Pourquoi la Colombie préfère alors parler d’extension de sa juridiction consulaire ? « Comme vous savez, les pays sont représentés soit par des ambassades, soit par des consulats qui sont dans des villes autres que la capitale. Des fois, le consulat est dans les mêmes locaux que les ambassades à Rabat. C’est le cas de la Colombie », explique Jawad Kerdoudi.
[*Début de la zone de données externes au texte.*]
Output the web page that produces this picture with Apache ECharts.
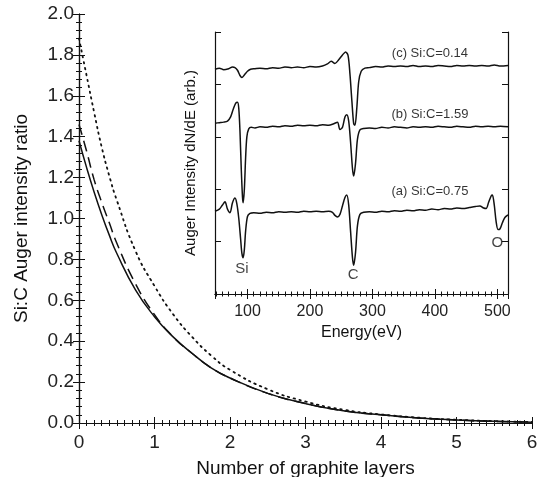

La Convention de Vienne, elle, citée par la diplomatie colombienne ne définit pas une « juridiction consulaire », encore moins son extension. « Peut-être qu’il y a un problème en interne au niveau de la diplomatie colombienne ou qu’elle a reçu des pressions de l’Algérie ou du Polisario », avance encore notre interlocuteur.

 

Lire aussi: Lucia-Ramirez réaffirme la décision d’étendre la juridiction consulaire de la Colombie dans le royaume pour inclure le Sahara marocain

 

Moins de 24 heures après son communiqué, Marta Lucia Ramirez a accordé une interview à l’agence officielle MAP, avant de quitter le Maroc « Je réitère que les services consulaires fournis par l’ambassade de Colombie au Maroc seront réalisés en coordination avec les autorités marocaines et couvriront l’ensemble du territoire marocain, y compris le Sahara », a-t-elle assuré.

Elle a ajouté que cette « étendue de l’assistance consulaire n’a aucun impact sur les relations diplomatiques ou consulaires du Maroc et de la Colombie avec des pays tiers », et qu’en tant que ministre des Relations extérieures de la Colombie, sa responsabilité « est de veiller à ce que chaque Colombien à l’étranger sache qu’il peut se rendre à l’ambassade ou au consulat colombien le plus proche en cas de besoin ». Le flou cependant persiste.